Matéi afirma que a crise da imigração mostra os limites da democracia na Europa e os limites do pensamento humanista. Ao concordar que esse é um problema desencadeado também pelo capitalismo, o dramaturgo diz que o sistema socioeconômico “descarrilhou em uma forma de autocelebração contínua; a lógica do consumo projeta uma falsa imagem nos países pobres ou em via de desenvolvimento que, forçosamente, ‘sonham’ em integrar-se ao modelo ocidental de ‘felicidade’. Esse modelo único de consumidor ‘feliz’ substitui o pensamento crítico e a lucidez”.

Quando questionado sobre a importância da arte e do teatro diante da sociedade do entretenimento, Visniec declara que elas impedem a “total lavagem do cérebro” pela indústria do entretenimento, cada vez mais dominante e com uma linguagem única; ele usa como exemplo a indústria cinematográfica de Hollywood, e aponta como saída para a educação a preservação da identidade cultural, porque seria nesta que reside o espírito crítico.

A peça

“Eu poderia dizer que essa peça foi escrita em colaboração entre o jornalista que vive em mim e o escritor que vive em mim. Cada um a coletar à sua maneira informações. Em todas as minhas peças eu exploro o mundo e as contradições do ser humano com ferramentas não-científicas, como a poesia e o humor ácido”, conta Visniec, e completa: “quando o jornalista que vive em mim está impressionado com o sofrimento das pessoas, o escritor que está em mim também se coloca a questionar sobre o absurdo do sofrimento. O jornalista vê tudo depois da injustiça, mas o escritor também vê o lado grotesco da própria injustiça”.

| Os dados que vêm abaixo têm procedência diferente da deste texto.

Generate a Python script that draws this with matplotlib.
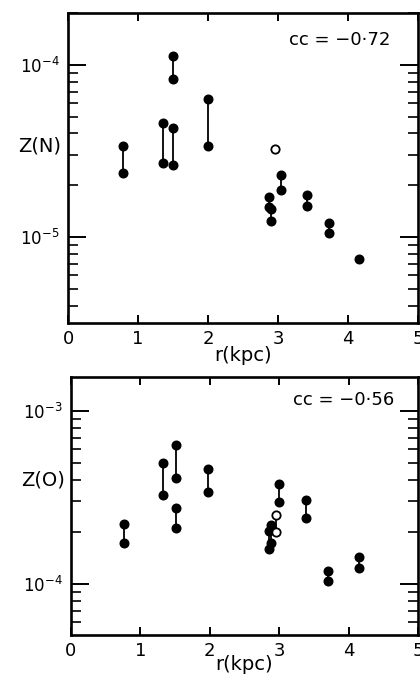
import matplotlib
matplotlib.use("Agg")
import matplotlib.pyplot as plt
from matplotlib.ticker import LogLocator, NullFormatter, LogFormatterMathtext

# Z(N) panel: vertical pairs (upper, lower) at radius r
n_pair_r = [0.79, 1.35, 1.50, 1.50, 2.00, 3.04, 2.87, 2.90, 3.42, 3.73]
n_pair_hi = [3.40e-5, 4.62e-5, 4.32e-5, 1.13e-4, 6.31e-5, 2.29e-5, 1.70e-5, 1.45e-5, 1.75e-5, 1.20e-5]
n_pair_lo = [2.37e-5, 2.71e-5, 2.61e-5, 8.26e-5, 3.40e-5, 1.89e-5, 1.49e-5, 1.24e-5, 1.52e-5, 1.05e-5]
n_single_r = [4.16]
n_single_z = [7.48e-6]
n_open_r = [2.96]
n_open_z = [3.25e-5]

# Z(O) panel
o_pair_r = [0.77, 1.33, 1.52, 1.52, 1.98, 3.00, 2.88, 2.85, 3.39, 3.70, 4.15]
o_pair_hi = [2.23e-4, 5.02e-4, 6.38e-4, 2.76e-4, 4.60e-4, 3.80e-4, 2.18e-4, 2.02e-4, 3.05e-4, 1.19e-4, 1.43e-4]
o_pair_lo = [1.73e-4, 3.26e-4, 4.08e-4, 2.11e-4, 3.39e-4, 2.98e-4, 1.72e-4, 1.59e-4, 2.39e-4, 1.04e-4, 1.24e-4]
o_open_r = [2.96]
o_open_hi = [2.51e-4]
o_open_lo = [1.99e-4]

x_ticks = [0, 1, 2, 3, 4, 5]

fig = plt.figure(figsize=(4.2, 6.79), dpi=100)
ax1 = fig.add_axes([0.162, 0.524, 0.833, 0.4566])
ax2 = fig.add_axes([0.169, 0.0648, 0.826, 0.380])


def pairs(ax, r, hi, lo, filled=True):
    for x, a, b in zip(r, hi, lo):
        ax.plot([x, x], [a, b], color='black', lw=1.3, zorder=2)
        if filled:
            ax.plot([x, x], [a, b], 'o', ms=6.2, mfc='black', mec='black', zorder=3)
        else:
            ax.plot([x, x], [a, b], 'o', ms=6.0, mfc='white', mec='black', mew=1.3, zorder=3)


def style(ax, ylim, ylabel, label_y, xlabel_y, cc, cc_pos):
    ax.set_yscale('log')
    ax.set_xlim(0, 5)
    ax.set_ylim(*ylim)
    ax.set_xticks(x_ticks)
    ax.set_xticklabels([str(t) for t in x_ticks], fontsize=13)
    ax.yaxis.set_major_locator(LogLocator(base=10))
    ax.yaxis.set_minor_locator(LogLocator(base=10, subs=range(2, 10)))
    ax.yaxis.set_major_formatter(LogFormatterMathtext())
    ax.yaxis.set_minor_formatter(NullFormatter())
    ax.tick_params(axis='x', which='both', direction='in', top=True, length=6, width=1.4, pad=5)
    ax.tick_params(axis='y', which='major', direction='in', right=True, length=13, width=1.4,
                   labelsize=12, pad=6)
    ax.tick_params(axis='y', which='minor', direction='in', right=True, length=7, width=1.2)
    for s in ax.spines.values():
        s.set_linewidth(1.9)
    ax.set_ylabel(ylabel, rotation=0, fontsize=14, ha='center', va='center')
    ax.yaxis.set_label_coords(-0.08, label_y)
    ax.set_xlabel('r(kpc)', fontsize=14)
    ax.xaxis.set_label_coords(0.5, xlabel_y)
    ax.text(cc_pos[0], cc_pos[1], cc, transform=ax.transAxes, fontsize=13,
            ha='center', va='center')


pairs(ax1, n_pair_r, n_pair_hi, n_pair_lo)
ax1.plot(n_single_r, n_single_z, 'o', ms=6.2, color='black', zorder=3)
ax1.plot(n_open_r, n_open_z, 'o', ms=6.0, mfc='white', mec='black', mew=1.3, zorder=3)
style(ax1, (3.16e-6, 2.0e-4), 'Z(N)', 0.57, -0.075, 'cc = \u22120\u00b772', (0.777, 0.913))

pairs(ax2, o_pair_r, o_pair_hi, o_pair_lo)
pairs(ax2, o_open_r, o_open_hi, o_open_lo, filled=False)
style(ax2, (5.07e-5, 1.57e-3), 'Z(O)', 0.60, -0.078, 'cc = \u22120\u00b756', (0.787, 0.911))

fig.savefig('out.png', dpi=100)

Durante a encenação há uma denúncia, de forma metafórica, à tendência das pessoas de se cercarem de farpas, de se enclausurarem por medo do outro; o autor contou ficar surpreso como quase todos os edifícios do Rio de Janeiro são protegidos por grades e sistemas de segurança. “Tudo que eu posso dizer é que a realidade é, às vezes, mais forte que a ficção”.

Política

Visniec conta ainda à Cult que, segundo ele, os partidos políticos têm a tendência de se tornarem, em todo lugar, clãs rivais, sem ideologias e sem projetos. “É preciso começar a introduzir a democracia no interior dos partidos políticos. Nós vivemos nessa realidade inacreditável: a vida democrática é povoada de partidos que funcionam de uma maneira ditatorial. Cada partido tem a tendência de tornar-se o produto de um guru e de seu grupo mais próximo, uma espécie de propriedade pessoal, uma estrutura piramidal que não permite a liberdade de pensamento e nem serve para o cidadão”. Hoje em dia a democracia estaria fatigada, usada, roída pelo dinheiro, desfigurada pelos bufões da política, esvaziada de sentido por causa do pensamento politicamente correto.

“Há urgência de reinventar o debate democrático de modo que o cidadão não se torne um consumidor dócil”. Em crítica a esquerda, o autor argumenta que, devido a globalização acelerada, esta perdeu sua massa gravitacional, o proletariado no sentido marxista teria desaparecido, e a consciência de classe não carrega mais o ímpeto revolucionário. “Em minha peça eu faço um pouco a análise dos tiques da linguagem política. Desde minha infância romena (à época do comunismo) eu me forjei uma espécie de bússola interna. Assim que ouço um político falando, eu já sei quando ele vai falar sem dizer nada. Minha bússola me adverte e me impele a denunciar esse tipo de abuso e agressão à inteligência dos outros”.

Por fim, Visniec acredita que, devido a onda de conservadorismo global, o mundo regressa para uma paisagem humana, econômica e cultural desfigurada. Contudo, termina a entrevista esperançoso; “o escritor que vive em mim diz que o homem sempre teve a força para saltar, que um renascimento geral é possível, que um recomeço da civilização poderia acontecer”, e completa: “é por isso que eu continuo a escrever”.